OBJECTIVE: Take the listing from its first line through the line that contains "import matplotlib.pyplot as plt" and please retype those lines exactly, leaving out the pictures.

DATASET EXTRACT:
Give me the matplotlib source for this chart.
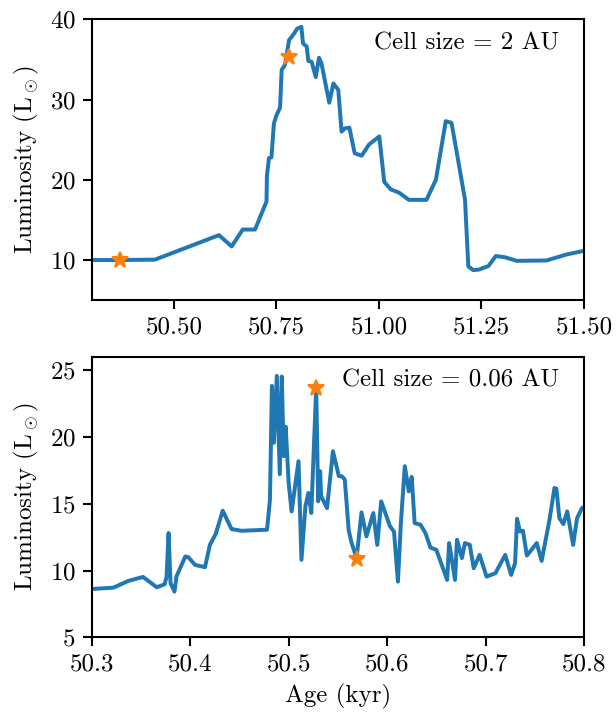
import numpy as np
import matplotlib
matplotlib.use("Agg")
import matplotlib.pyplot as plt

# luminosity curves (age in kyr, L in Lsun)
coarse_age = [50.300, 50.368, 50.454, 50.610, 50.641, 50.668, 50.698, 50.726, 50.727,
              50.732, 50.738, 50.744, 50.750, 50.759, 50.763, 50.771, 50.781, 50.793,
              50.801, 50.811, 50.815, 50.824, 50.828, 50.836, 50.846, 50.854, 50.860,
              50.879, 50.889, 50.901, 50.909, 50.917, 50.928, 50.941, 50.958, 50.976,
              51.001, 51.013, 51.029, 51.049, 51.073, 51.116, 51.139, 51.163, 51.177,
              51.193, 51.210, 51.218, 51.230, 51.243, 51.267, 51.285, 51.307, 51.336,
              51.409, 51.458, 51.500]
coarse_lum = [10.0, 10.0, 10.05, 13.1, 11.7, 13.8, 13.8, 17.3, 20.5,
              22.7, 22.8, 27.0, 28.0, 29.0, 33.7, 34.3, 37.4, 38.2,
              38.85, 39.05, 37.0, 36.6, 34.8, 34.7, 32.8, 35.2, 34.5,
              29.6, 32.0, 31.2, 26.0, 26.4, 26.5, 23.3, 23.0, 24.4,
              25.4, 19.75, 18.8, 18.4, 17.5, 17.5, 20.0, 27.3, 27.1,
              22.5, 17.5, 9.2, 8.75, 8.8, 9.25, 10.5, 10.35, 9.9,
              9.95, 10.7, 11.15]
coarse_star_age = [50.368, 50.780]
coarse_star_lum = [10.0, 35.3]

fine_age = [50.300, 50.322, 50.337, 50.352, 50.366, 50.374, 50.376, 50.378, 50.380,
            50.384, 50.386, 50.395, 50.398, 50.405, 50.415, 50.420, 50.426, 50.433,
            50.442, 50.452, 50.471, 50.478, 50.481, 50.483, 50.485, 50.488, 50.491,
            50.493, 50.495, 50.497, 50.500, 50.503, 50.510, 50.513, 50.517, 50.520,
            50.523, 50.528, 50.530, 50.532, 50.533, 50.539, 50.545, 50.551, 50.554,
            50.557, 50.561, 50.564, 50.569, 50.574, 50.579, 50.586, 50.590, 50.594,
            50.603, 50.607, 50.611, 50.614, 50.618, 50.622, 50.625, 50.628, 50.634,
            50.639, 50.644, 50.650, 50.661, 50.663, 50.665, 50.669, 50.671, 50.676,
            50.679, 50.684, 50.688, 50.694, 50.701, 50.710, 50.720, 50.726, 50.730,
            50.732, 50.735, 50.738, 50.742, 50.752, 50.757, 50.765, 50.770, 50.772,
            50.775, 50.779, 50.783, 50.789, 50.793, 50.798, 50.801]
fine_lum = [8.62, 8.72, 9.22, 9.52, 8.75, 8.97, 9.55, 12.8, 9.05,
            8.42, 9.55, 11.05, 11.0, 10.42, 10.25, 11.92, 12.75, 14.47,
            13.1, 12.97, 13.03, 13.05, 15.3, 23.8, 19.55, 24.55, 17.2,
            24.5, 18.55, 20.75, 16.55, 14.42, 18.17, 10.8, 14.8, 15.8,
            14.3, 23.68, 15.17, 17.42, 15.55, 14.67, 18.92, 17.05, 17.05,
            16.8, 13.0, 12.05, 10.93, 14.35, 12.55, 14.3, 11.92, 15.17,
            13.3, 12.92, 9.17, 13.55, 17.8, 15.92, 17.0, 13.55, 13.42,
            12.8, 11.72, 11.55, 9.3, 12.05, 11.17, 9.3, 12.3, 10.93,
            12.05, 11.92, 10.17, 11.17, 9.55, 9.8, 11.17, 9.67, 10.55,
            13.87, 12.92, 12.97, 11.12, 12.05, 10.72, 13.8, 16.17, 16.12,
            13.92, 13.47, 14.42, 11.92, 13.92, 14.67, 14.8]
fine_star_age = [50.528, 50.569]
fine_star_lum = [23.68, 10.85]

plt.rcParams["font.family"] = "serif"
plt.rcParams["font.serif"] = ["cmr10"]
plt.rcParams["mathtext.fontset"] = "cm"
plt.rcParams["axes.formatter.use_mathtext"] = True
plt.rcParams["font.size"] = 12
plt.rcParams["axes.unicode_minus"] = False
plt.rcParams["axes.linewidth"] = 1.0
plt.rcParams["xtick.major.size"] = 4.2
plt.rcParams["ytick.major.size"] = 4.2
plt.rcParams["xtick.major.width"] = 1.0
plt.rcParams["ytick.major.width"] = 1.0

fig = plt.figure(figsize=(616 / 150, 713 / 150), dpi=150)
ax1 = fig.add_axes([0.149, 0.579, 0.799, 0.394])
ax2 = fig.add_axes([0.149, 0.106, 0.799, 0.394])

ax1.plot(coarse_age, coarse_lum, color="C0", lw=1.9)
ax1.plot(coarse_star_age, coarse_star_lum, "*", color="C1", ms=8, ls="none")
ax1.set_xlim(50.3, 51.5)
ax1.set_ylim(5, 40)
ax1.set_xticks([50.50, 50.75, 51.00, 51.25, 51.50])
ax1.set_xticklabels(["50.50", "50.75", "51.00", "51.25", "51.50"])
ax1.set_yticks([10, 20, 30, 40])
ax1.set_ylabel(r"Luminosity (L$_\odot$)")
ax1.text(0.95, 0.915, "Cell size = 2 AU", transform=ax1.transAxes,
         ha="right", va="center")

ax2.plot(fine_age, fine_lum, color="C0", lw=1.9)
ax2.plot(fine_star_age, fine_star_lum, "*", color="C1", ms=8, ls="none")
ax2.set_xlim(50.3, 50.8)
ax2.set_ylim(5, 26)
ax2.set_xticks([50.3, 50.4, 50.5, 50.6, 50.7, 50.8])
ax2.set_xticklabels(["50.3", "50.4", "50.5", "50.6", "50.7", "50.8"])
ax2.set_yticks([5, 10, 15, 20, 25])
ax2.set_ylabel(r"Luminosity (L$_\odot$)")
ax2.set_xlabel("Age (kyr)")
ax2.text(0.95, 0.915, "Cell size = 0.06 AU", transform=ax2.transAxes,
         ha="right", va="center")

fig.savefig("out.png", dpi=150)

RESULT OF THE EXERCISE:
Give me the matplotlib source for this chart.
import numpy as np
import matplotlib
matplotlib.use("Agg")
import matplotlib.pyplot as plt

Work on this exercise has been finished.